Dormi poco: e se fosse responsabilità dei geni?
Ci sono persone che non riescono a rimanere a letto per più di sei ore e poi si svegliano. Magari vanno a dormire tardi, intorno alla mezzanotte, e poi alle prime luci dell’alba sono già sveglie e pronte per la giornata. Se nelle ore diurne non ci sono particolari problemi, in questi casi, significa che probabilmente quel tempo di sonno, inferiore alle 7-8 ore consigliate, è sufficiente. Se invece di giorno compaiono improvvisi attacchi di stanchezza, le palpebre si chiudono, diventa difficile rimanere svegli ed attenti e ci si sente nervosi e agitati, probabilmente il riposo notturno non basta. Ed occorre porre rimedio, ad esempio con i medicinali di automedicazione ad azione blandamente sedativa che nelle forme più leggere e passeggere d’insonnia possono risultare di grande aiuto per facilitare il riposo.
Se però il problema sussiste nel tempo sempre meglio parlarne con il proprio medico di fiducia. Come detto, tuttavia, ci sono comunque uomini e donne che dormono poco e comunque non hanno particolari problemi. Come è possibile? Per loro il segreto delle veglie prolungate senza alcuno stress potrebbe essere da ricercare nel DNA: la mutazione di un gene, infatti, farebbe in modo che l’organismo si adatti a “soffrire” meno e ad essere comunque “soddisfatto” in termini di sonno anche se il riposo notturno non raggiunge le ore consigliate. Non ci credete e guardate questi apparenti “Highlander” di Morfeo con grande invidia? Andate a leggere la ricerca pubblicata sulla rivista Neuron, condotta dall’Università di San Francisco, Istituto che da tempo si occupa proprio di indagare quanto la predisposizione genetica incida sui ritmi del sonno.

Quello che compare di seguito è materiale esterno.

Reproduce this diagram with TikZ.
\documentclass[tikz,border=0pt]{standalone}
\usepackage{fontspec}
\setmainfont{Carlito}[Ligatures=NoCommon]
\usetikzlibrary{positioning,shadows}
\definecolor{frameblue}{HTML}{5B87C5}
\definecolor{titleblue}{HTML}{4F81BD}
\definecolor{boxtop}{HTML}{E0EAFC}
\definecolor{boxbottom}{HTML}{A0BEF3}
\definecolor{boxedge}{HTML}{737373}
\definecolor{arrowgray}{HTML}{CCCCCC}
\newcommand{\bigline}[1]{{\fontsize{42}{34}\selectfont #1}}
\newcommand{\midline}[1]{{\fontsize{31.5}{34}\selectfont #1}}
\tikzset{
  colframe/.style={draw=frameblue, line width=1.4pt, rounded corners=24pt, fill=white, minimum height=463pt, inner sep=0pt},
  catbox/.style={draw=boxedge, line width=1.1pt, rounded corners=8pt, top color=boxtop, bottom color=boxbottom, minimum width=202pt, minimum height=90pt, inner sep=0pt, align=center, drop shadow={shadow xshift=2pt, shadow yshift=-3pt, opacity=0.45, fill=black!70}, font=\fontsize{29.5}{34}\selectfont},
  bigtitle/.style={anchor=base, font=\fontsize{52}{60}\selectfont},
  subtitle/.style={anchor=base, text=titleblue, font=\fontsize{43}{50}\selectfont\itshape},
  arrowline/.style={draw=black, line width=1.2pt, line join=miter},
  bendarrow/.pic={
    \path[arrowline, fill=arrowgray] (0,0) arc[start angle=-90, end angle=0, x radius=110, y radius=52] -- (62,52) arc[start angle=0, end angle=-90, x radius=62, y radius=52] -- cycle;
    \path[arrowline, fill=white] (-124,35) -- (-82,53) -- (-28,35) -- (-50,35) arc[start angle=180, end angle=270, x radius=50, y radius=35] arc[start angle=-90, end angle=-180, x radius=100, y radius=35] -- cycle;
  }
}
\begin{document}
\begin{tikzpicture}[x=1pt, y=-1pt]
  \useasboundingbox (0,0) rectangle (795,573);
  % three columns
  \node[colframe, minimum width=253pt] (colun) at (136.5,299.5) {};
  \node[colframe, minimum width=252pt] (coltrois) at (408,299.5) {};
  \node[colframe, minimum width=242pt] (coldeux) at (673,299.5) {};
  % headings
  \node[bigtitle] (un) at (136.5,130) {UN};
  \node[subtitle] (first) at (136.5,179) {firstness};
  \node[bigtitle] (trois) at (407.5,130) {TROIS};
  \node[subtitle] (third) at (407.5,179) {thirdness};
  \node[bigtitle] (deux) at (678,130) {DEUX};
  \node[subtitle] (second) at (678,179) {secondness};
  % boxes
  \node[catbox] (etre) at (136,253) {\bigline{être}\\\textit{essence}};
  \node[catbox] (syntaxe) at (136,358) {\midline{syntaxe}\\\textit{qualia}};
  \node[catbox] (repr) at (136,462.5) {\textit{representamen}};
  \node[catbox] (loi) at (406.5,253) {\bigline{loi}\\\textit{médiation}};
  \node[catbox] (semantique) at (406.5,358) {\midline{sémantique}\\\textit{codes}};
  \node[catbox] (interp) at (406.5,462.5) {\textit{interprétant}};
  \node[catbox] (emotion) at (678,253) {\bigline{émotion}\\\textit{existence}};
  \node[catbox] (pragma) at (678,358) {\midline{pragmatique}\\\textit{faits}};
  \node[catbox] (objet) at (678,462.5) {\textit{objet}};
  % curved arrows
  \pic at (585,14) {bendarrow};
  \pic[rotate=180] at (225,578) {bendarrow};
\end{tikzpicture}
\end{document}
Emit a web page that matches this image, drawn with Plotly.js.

La chiave di questa “fortuna” (dipende da punti di vista) genetica sarebbe da ricercare nella mutazione del gene ADRB1, il secondo ad essere scoperto dagli stessi studiosi che nel 2009 avevano individuato un altro gene dei “sempre svegli”, chiamato DEC2. Lo studio è stato condotto attraverso l’utilizzo di complesse tecniche definite di optogenetica: questa strategia punta a sfruttare l’azione di raggi luminosi specifici per “attivare” alcuni neuroni. In questo modo si è visto che la capacità di dormire poco e di non risentirne sembra essere legata nei topi proprio ad una specifica mutazione del gene ADRB1. Valutando questa situazione e monitorando i neuroni di un’area del tronco cerebrale che entra in gioco nei processi che regolano i ritmi sonno-veglia si è ipotizzato, infatti, che in presenza di questa mutazione anche le persone potrebbero in qualche modo avere un maggior predisposizione allo stato di veglia, senza particolari ripercussioni sul proprio stato di salute. Insomma: per questi soggetti riposare poco non sarebbe un problema e non inciderebbe né sui rischi correlati all’insonnia cronica, ad esempio a carico del metabolismo, né sui pericoli di sentirsi stanchi e nervosi il giorno successivo.